After years of testing in a couple of limited areas of Virginia, along with Waltham MA, it appears that Verizon may finally be starting to roll out IPv6 support to more areas. Over the past couple of weeks on another community site, there have been six reports from users in five Maryland areas near Baltimore that IPv6 is now working for them. In Virginia, reports have come from two users in the Yorktown/Newport News area, as well as Sterling in Northern VA.
Verizon had sent emails to Fios business accounts late last year about IPv6 rolling out this year (an account in MD had received a January date, and an account in NJ had received a February date). Obviously those dates were missed, but there are also reports of new emails being sent (a NY business customer recently received an email with a date in June).
The implementation is done on a per-CO (central office) basis, so it's relatively localized (large cities often have multiple CO's serving them), though they could upgrade multiple nearby CO's at the same time. There does seem to be a pattern of at least one momentary overnight outage in the days leading up to it being enabled. Based on the original emails sent to businesses, it looks like they're starting in Virginia/MD and moving north.

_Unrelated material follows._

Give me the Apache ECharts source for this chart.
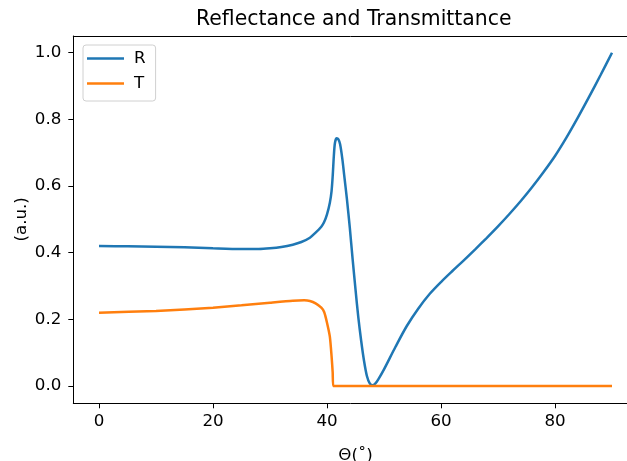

Additionally, areas receiving IPv6 seem to be seeing a fix for the 2-hop ICMP Traceroute issue that's been plaguing the network for a few years. So if you notice your traceroutes returning complete results now, try enabling IPv6 and see if you have it.
I don't believe Verizon routers have IPv6 enabled by default, so if you want to see if you have IPv6 in your area, you'll probably need to enable it in your router's settings first. It's possible that Verizon could enable IPv6 in their routers in the future. A note that some older routers may not perform at full speed with IPv6 enabled because of hardware acceleration that only works for IPv4.
If you don't use a Verizon router, here are links for info on setting up pfSense and Ubiquiti EdgeRouter. If you use something else, the general requirement is to send a DHCPv6 Prefix Delegation request for a /56 prefix. Then allocate /64 prefixes from the /56 received for the local network(s) you have. Using DHCPv6 to get a WAN address is not necessary, Verizon does not provide a separate global WAN IPv6 address. Link-local on the WAN interface is more than sufficient for IPv6 to function. Also make sure to set your firewall to allow IPv6 connections from your local network(s) to the internet.
I've been fortunate enough to be in a test area, so if there are questions, I'll do my best to answer them. I don't use a Verizon router though (just pfSense), so I may not be able to answer router-specific questions.